Литмир - Электронная Библиотека
Содержание  
A
A

Предельное обобщение подобного героя и конфликта мы находим в «астральных» поэмах Лермонтова, – в «Ангеле смерти», «Азраиле», в ранних редакциях «Демона», где и вина и одиночество героя принимают вселенские, космические масштабы.

В отличие от элегического героя байронический герой не столько размышляет и анализирует, сколько чувствует и действует; образ его раскрывается в драматических сюжетных перипетиях. Эмоционально-лирическая стихия пронизывает лермонтовские поэмы. Напряженное развитие поэтической мысли, стремительность действия, которому предшествует краткая экспозиция, «вершинность» композиции – сосредоточенность действия вокруг нескольких драматических ситуаций, сюжетные эллипсисы, создающие общую атмосферу тайны, обилие развернутых монологов-исповедей и, с другой стороны, диалогов, состоящих из кратких, быстрых, отрывочных реплик, – все это характерные черты романтической поэмы Лермонтова, сохраняющиеся на протяжении 1829–1836 гг. и даже позднее. Вместе с тем эпический элемент из поэм Лермонтова не исчезает, более того, с течением времени он увеличивает свой удельный вес. В этом структурное отличие поэм Лермонтова от исходных байроновских образцов, – отличие, свойственное и пушкинским байроническим поэмам.

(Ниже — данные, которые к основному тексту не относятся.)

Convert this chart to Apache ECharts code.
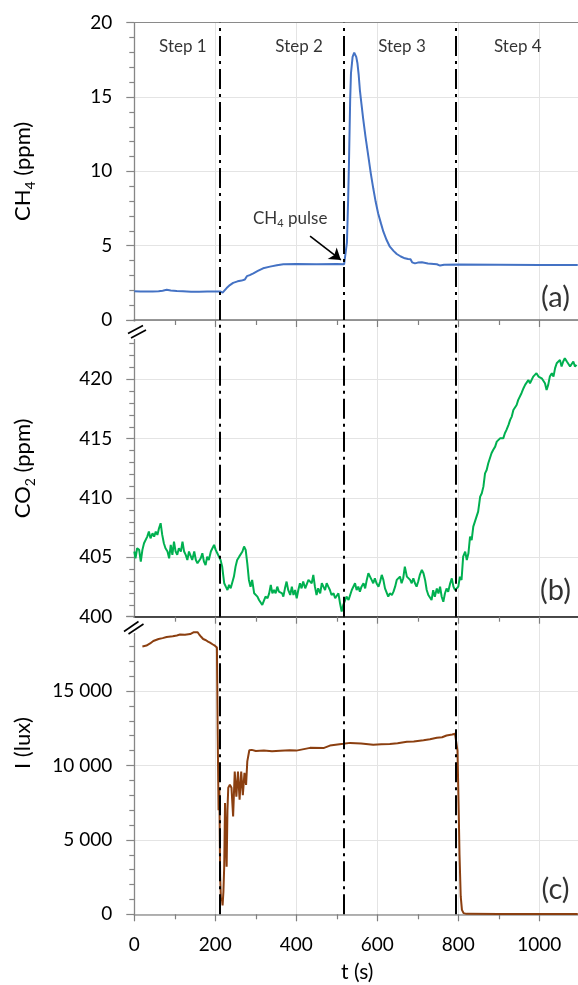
<!DOCTYPE html>
<html>
<head>
<meta charset="utf-8">
<script src="https://cdn.jsdelivr.net/npm/echarts@6/dist/echarts.min.js"></script>
<style>
html,body{margin:0;padding:0;background:#fff;}
#chart{width:578px;height:985px;}
</style>
</head>
<body>
<div id="chart"></div>
<script>
// ---- data (t in s) ----
const ch4Points = [[0,1.93],[15,1.92],[30,1.92],[45,1.91],[60,1.93],[70,1.97],[80,2.03],[90,1.98],[105,1.95],[120,1.93],[140,1.90],[160,1.90],[180,1.91],[200,1.92],[212,1.92],[218,1.84],[228,2.15],[236,2.35],[244,2.50],[255,2.60],[265,2.65],[273,2.72],[278,2.95],[285,3.02],[294,3.14],[305,3.30],[318,3.48],[335,3.59],[352,3.68],[368,3.75],[400,3.76],[450,3.75],[500,3.76],[518,3.75],[522,3.78],[525,5.2],[528,8.07],[530,10.5],[533,14.8],[535,16.6],[539,17.7],[543,17.98],[545,17.98],[548,17.7],[551,17.27],[554,16.5],[557,15.47],[561,14.5],[565,13.57],[571,12.3],[578,10.99],[584,9.85],[590,8.86],[596,7.95],[602,7.18],[609,6.5],[615,5.94],[623,5.38],[631,4.93],[640,4.65],[648,4.44],[658,4.27],[668,4.15],[676,4.10],[679,4.18],[682,4.08],[686,3.88],[693,3.81],[700,3.86],[710,3.88],[725,3.80],[747,3.75],[755,3.66],[765,3.72],[800,3.73],[900,3.72],[1000,3.70],[1095,3.70]];

const co2Points = [[0,405.49],[3,404.92],[7,405.77],[12,405.63],[16,404.64],[20,405.63],[24,406.19],[28,406.33],[32,406.75],[36,407.17],[40,406.61],[45,407.03],[49,406.75],[53,407.17],[57,406.89],[61,407.45],[65,407.88],[69,406.89],[73,406.19],[77,405.77],[82,405.49],[86,404.92],[90,406.05],[94,405.21],[98,406.33],[102,405.49],[106,405.21],[110,405.77],[115,405.49],[119,406.33],[123,405.49],[127,405.21],[131,404.78],[135,405.49],[139,405.63],[143,404.78],[148,405.49],[152,404.78],[156,404.50],[160,404.36],[164,404.92],[168,405.35],[172,404.64],[176,404.36],[180,405.06],[184,404.78],[189,405.49],[193,405.49],[197,406.05],[201,405.63],[205,405.35],[209,405.06],[213,404.78],[217,404.22],[220,403.38],[222,402.82],[226,402.53],[230,402.25],[234,402.68],[238,402.39],[242,402.53],[246,403.38],[250,404.22],[254,404.78],[259,405.06],[263,404.92],[267,405.49],[271,405.91],[275,405.63],[279,404.50],[283,403.10],[287,402.53],[291,403.10],[296,401.97],[300,401.83],[304,401.69],[308,401.41],[312,401.27],[316,400.99],[320,401.13],[324,401.69],[329,401.55],[333,401.97],[337,402.68],[341,401.97],[345,402.25],[349,401.97],[353,402.53],[357,402.11],[361,402.25],[365,401.97],[368,401.69],[372,402.39],[376,402.96],[380,402.25],[385,401.83],[389,402.53],[393,401.83],[397,402.25],[401,401.55],[405,402.25],[409,402.82],[413,402.39],[417,402.96],[422,402.39],[426,402.53],[430,403.10],[434,403.24],[438,402.82],[442,403.52],[446,402.53],[450,401.83],[454,402.39],[459,401.97],[463,402.82],[467,402.53],[471,402.25],[475,402.82],[479,402.53],[483,402.25],[487,401.83],[492,401.97],[496,401.55],[500,401.69],[504,401.97],[508,401.13],[512,400.43],[516,400.99],[520,401.13],[524,401.69],[529,401.41],[533,401.83],[537,402.25],[541,402.39],[545,402.82],[549,402.25],[553,402.53],[557,402.11],[561,402.53],[566,402.82],[570,402.39],[574,403.10],[578,403.66],[582,403.38],[586,403.10],[590,402.82],[594,403.24],[598,402.82],[603,402.53],[607,402.96],[611,403.52],[615,403.10],[619,402.39],[623,402.25],[627,401.69],[631,401.97],[636,401.83],[640,402.11],[644,402.53],[648,403.10],[652,402.96],[656,403.38],[660,402.82],[664,403.24],[668,404.22],[673,403.38],[677,403.24],[681,403.10],[685,402.82],[689,403.24],[693,402.82],[697,402.53],[701,402.96],[705,403.52],[710,403.94],[714,403.66],[718,403.10],[722,402.25],[726,401.83],[730,401.96],[734,401.40],[738,402.24],[742,401.68],[747,402.38],[751,401.96],[755,402.53],[759,401.68],[763,401.26],[767,401.96],[771,402.38],[775,402.10],[780,402.81],[784,403.23],[788,402.53],[792,402.24],[796,402.10],[800,402.53],[804,403.37],[808,403.09],[812,405.06],[817,405.48],[821,404.77],[825,405.34],[829,406.74],[833,406.46],[837,407.59],[841,408.01],[845,408.43],[849,408.85],[854,410.12],[858,410.40],[862,410.96],[866,412.08],[870,412.36],[874,412.93],[878,413.35],[882,413.77],[886,414.05],[891,414.33],[895,414.75],[899,414.89],[903,415.03],[907,415.17],[911,415.03],[915,415.46],[919,415.74],[924,416.16],[928,416.58],[932,416.86],[936,417.42],[940,417.56],[944,417.84],[948,418.27],[952,418.41],[956,418.83],[961,419.25],[965,419.53],[969,419.67],[973,419.95],[977,419.67],[981,419.81],[985,420.23],[989,420.09],[993,420.52],[998,420.23],[1002,420.38],[1006,420.09],[1010,419.95],[1014,419.67],[1018,419.11],[1022,419.53],[1026,420.23],[1031,420.52],[1035,420.23],[1039,420.94],[1043,421.36],[1047,421.22],[1051,421.64],[1055,421.08],[1059,421.50],[1063,421.78],[1068,421.50],[1072,421.36],[1076,421.08],[1080,421.22],[1084,421.50],[1088,421.08],[1092,421.22]];

const luxPoints = [[20,18000],[30,18060],[39,18200],[47,18370],[60,18500],[70,18560],[80,18640],[95,18680],[105,18740],[113,18800],[125,18780],[138,18830],[146,18950],[150,19000],[156,18960],[160,18820],[165,18650],[170,18500],[177,18420],[182,18330],[187,18260],[193,18150],[199,18050],[204,17930],[206,12000],[208,7000],[210,8400],[212,2500],[214,900],[216,1100],[218,600],[220,1500],[222,3200],[224,7480],[226,5000],[228,3200],[230,7000],[232,8500],[236,8700],[240,8500],[244,6580],[248,9600],[252,7900],[256,9600],[260,7700],[264,9600],[268,8000],[272,9500],[276,8700],[279,10280],[284,11025],[290,11050],[300,10980],[320,11000],[340,10950],[360,10990],[384,11025],[400,11000],[434,11185],[467,11170],[483,11340],[516,11455],[533,11520],[560,11480],[590,11390],[610,11420],[631,11450],[650,11500],[673,11590],[690,11620],[714,11700],[730,11760],[747,11860],[760,11900],[771,12015],[785,12080],[792,12130],[796,12050],[798,11000],[801,7000],[803,4000],[806,1200],[809,300],[813,80],[820,30],[900,20],[1000,20],[1095,20]];

const stepBounds = [212, 518, 794];
const stepNames = ['Step 1', 'Step 2', 'Step 3', 'Step 4'];
const stepCenters = [120, 407, 661, 947];
const stepLabelLevel = 18.4;
const panelLabels = ['(a)', '(b)', '(c)'];
const panelLabelPos = [[1040, 1.48], [1040, 402.17], [1040, 1640]];
const pulseLabel = [385, 6.84];
const pulseArrow = [[434, 5.65], [510, 4.04]];

const xRange = [0, 1200];
const xStep = 200;
const yRanges = [[0, 20, 5], [400, 425, 5], [0, 20000, 5000]];
const yNames = ['{n|CH}{s|4}{n| (ppm)}', '{n|CO}{s|2}{n| (ppm)}', ''];
const luxName = 'I (lux)';
const colors = ['#4472C4', '#00B050', '#8B3F10'];

// ---- layout ----
const FONT = 'Lato';
const gridL = 134.3, gridW = 486;
const grids = [
  {left: gridL, width: gridW, top: 22.7, height: 297.3, outerBoundsMode: 'none', containLabel: false},
  {left: gridL, width: gridW, top: 320, height: 296.7, outerBoundsMode: 'none', containLabel: false},
  {left: gridL, width: gridW, top: 616.7, height: 297.6, outerBoundsMode: 'none', containLabel: false}
];
const xLineColors = ['#767676', '#111111', '#9a9a9a'];

const xAxes = grids.map((g, i) => ({
  type: 'value', gridIndex: i, min: xRange[0], max: xRange[1], interval: xStep,
  axisLine: {show: true, onZero: false, lineStyle: {color: xLineColors[i], width: 1.6}},
  axisTick: {show: true, length: 7, lineStyle: {color: '#7f7f7f', width: 1.2}},
  minorTick: {show: true, splitNumber: 2, length: 5, lineStyle: {color: '#7f7f7f', width: 1.2}},
  splitLine: {show: true, lineStyle: {color: '#e4e4e4', width: 1}},
  axisLabel: {show: i === 2, margin: 21, fontFamily: FONT, fontSize: 19, color: '#000', showMaxLabel: false, formatter: v => String(v)},
  name: i === 2 ? 't (s)' : '',
  nameLocation: 'middle', nameGap: 47,
  nameTextStyle: {fontFamily: FONT, fontSize: 21, color: '#000', padding: [0, 40, 0, 0]}
}));
xAxes.push({
  type: 'value', gridIndex: 0, position: 'top', min: xRange[0], max: xRange[1],
  axisLine: {show: true, onZero: false, lineStyle: {color: '#8a8a8a', width: 1.2}},
  axisTick: {show: false}, axisLabel: {show: false}, splitLine: {show: false}
});

function fmtY(i) {
  return function (v) {
    if (v === yRanges[i][1] && i > 0) return '';
    if (i === 2) {
      const s = String(v);
      return s.length > 3 ? s.slice(0, s.length - 3) + ' ' + s.slice(-3) : s;
    }
    return String(v);
  };
}

const yAxes = grids.map((g, i) => ({
  type: 'value', gridIndex: i, min: yRanges[i][0], max: yRanges[i][1], interval: yRanges[i][2],
  axisLine: {show: true, onZero: false, lineStyle: {color: '#868686', width: 1.3}},
  axisTick: {show: true, length: 8, lineStyle: {color: '#868686', width: 1.2}},
  minorTick: {show: true, splitNumber: 5, length: 5, lineStyle: {color: '#868686', width: 1.2}},
  splitLine: {show: true, lineStyle: {color: '#e4e4e4', width: 1}},
  axisLabel: {margin: 22, fontFamily: FONT, fontSize: 19, color: '#000', formatter: fmtY(i)},
  name: yNames[i], nameLocation: 'middle', nameGap: 97, nameRotate: 90,
  nameTextStyle: {
    fontFamily: FONT, fontSize: 22, color: '#000',
    rich: {
      n: {fontFamily: FONT, fontSize: 22, color: '#000', lineHeight: 28, verticalAlign: 'middle'},
      s: {fontFamily: FONT, fontSize: 14, color: '#000', lineHeight: 14, verticalAlign: 'bottom'}
    }
  }
}));

const stepLine = {
  silent: true, symbol: 'none', animation: false,
  label: {show: false},
  lineStyle: {color: '#000', width: 2, type: [20, 5, 3, 5]},
  data: stepBounds.map(x => ({xAxis: x}))
};

const series = [];
[ch4Points, co2Points, luxPoints].forEach((pts, i) => {
  series.push({
    type: 'line', xAxisIndex: i, yAxisIndex: i, data: pts,
    showSymbol: false, symbol: 'none', smooth: false, animation: false,
    lineStyle: {color: colors[i], width: 2}, itemStyle: {color: colors[i]},
    markLine: stepLine, z: 3
  });
});

// step labels
series.push({
  type: 'scatter', xAxisIndex: 0, yAxisIndex: 0, symbolSize: 0, silent: true, animation: false,
  data: stepNames.map((n, k) => ({name: n, value: [stepCenters[k], stepLabelLevel]})),
  label: {show: true, position: 'inside', formatter: p => p.name, fontFamily: FONT, fontSize: 17, color: '#000'}
});
// pulse annotation with arrow
series.push({
  type: 'scatter', xAxisIndex: 0, yAxisIndex: 0, symbolSize: 0, silent: true, animation: false,
  data: [{name: 'pulse', value: pulseLabel}],
  label: {
    show: true, position: 'inside', formatter: '{n|CH}{s|4}{n| pulse}',
    rich: {
      n: {fontFamily: FONT, fontSize: 17, color: '#000', lineHeight: 21, verticalAlign: 'middle'},
      s: {fontFamily: FONT, fontSize: 11, color: '#000', lineHeight: 11, verticalAlign: 'bottom'}
    }
  },
  markLine: {
    silent: true, animation: false, symbol: ['none', 'arrow'], symbolSize: 11,
    label: {show: false},
    lineStyle: {color: '#000', width: 1.6, type: 'solid'},
    data: [[{coord: pulseArrow[0]}, {coord: pulseArrow[1]}]]
  }
});
// panel labels
panelLabels.forEach((lab, i) => {
  series.push({
    type: 'scatter', xAxisIndex: i, yAxisIndex: i, symbolSize: 0, silent: true, animation: false,
    data: [{name: lab, value: panelLabelPos[i]}],
    label: {show: true, position: 'inside', formatter: p => p.name, fontFamily: FONT, fontSize: 29, color: '#000'}
  });
});

// axis break marks (decoration)
function breakMark(yTop, yBot, s1, s2) {
  return [
    {type: 'rect', z: 100, shape: {x: 122, y: yTop, width: 26, height: yBot - yTop}, style: {fill: '#fff'}},
    {type: 'line', z: 101, shape: {x1: s1[0], y1: s1[1], x2: s1[2], y2: s1[3]}, style: {stroke: '#000', lineWidth: 1.6}},
    {type: 'line', z: 101, shape: {x1: s2[0], y1: s2[1], x2: s2[2], y2: s2[3]}, style: {stroke: '#000', lineWidth: 1.6}}
  ];
}

const option = {
  backgroundColor: '#fff',
  animation: false,
  grid: grids,
  xAxis: xAxes,
  yAxis: yAxes,
  series: series,
  graphic: [].concat(
    breakMark(321.5, 339, [128, 333.5, 143, 325.5], [131, 338, 146, 330]),
    breakMark(618, 633, [124, 631.5, 138.5, 621.5], [128.5, 634, 143.5, 624]),
    [{
      type: 'text', z: 102, x: 23, y: 743, rotation: Math.PI / 2,
      style: {text: luxName, fontFamily: FONT, fontSize: 22, fill: '#000', align: 'center', verticalAlign: 'middle'}
    }]
  )
};

const chart = echarts.init(document.getElementById('chart'), null, {renderer: 'canvas'});
chart.setOption(option);
</script>
</body>
</html>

Это эпическое начало по-разному сказывается в различных тематических группах лермонтовских поэм. Такие группы можно наметить уже в ранних поэмах. Одна из них – «кавказские поэмы» – «Каллы́», «Измаил-Бей», «Аул Бастунджи», «Хаджи-Абрек». Другая связана с русским (редко – западноевропейским) средневековьем: «Олег», «Последний сын вольности», «Исповедь», «Литвинка», «Боярин Орша». Различия между ними отнюдь не только тематические; они охватывают и проблематику, и поэтику. «Кавказские поэмы» – вариант романтической ориентальной поэмы. В них повествовательный элемент особенно силен; в рассказ свободно входят экзотические пейзажные описания, быт, этнография, фольклор. Здесь обрисовывается специфический национальный характер, – характер «естественный», не связанный законами европейской цивилизации и потому свободный в проявлениях своих чувств. С другой стороны, Лермонтов стремится мотивировать его традициями и обычаями, среди которых не последнее место занимает обычай кровной мести; изгой, мститель получает таким образом некую социально-бытовую среду. Исторические поэмы – несколько иного характера. Их можно было бы (за единичными исключениями) назвать «северными» поэмами. Для них характерен эмоционально-символический «северный» пейзаж, подготовленный оссианической поэзией, сюжетная однолинейность, «вершинность», отсутствие лирических отступлений. Они в большей степени, нежели «кавказские поэмы», зависят от байронических образцов, – на это, между прочим, указывает и их стих: почти все они написаны типичным для байронической поэмы четырехстопным ямбом со сплошными мужскими рифмами.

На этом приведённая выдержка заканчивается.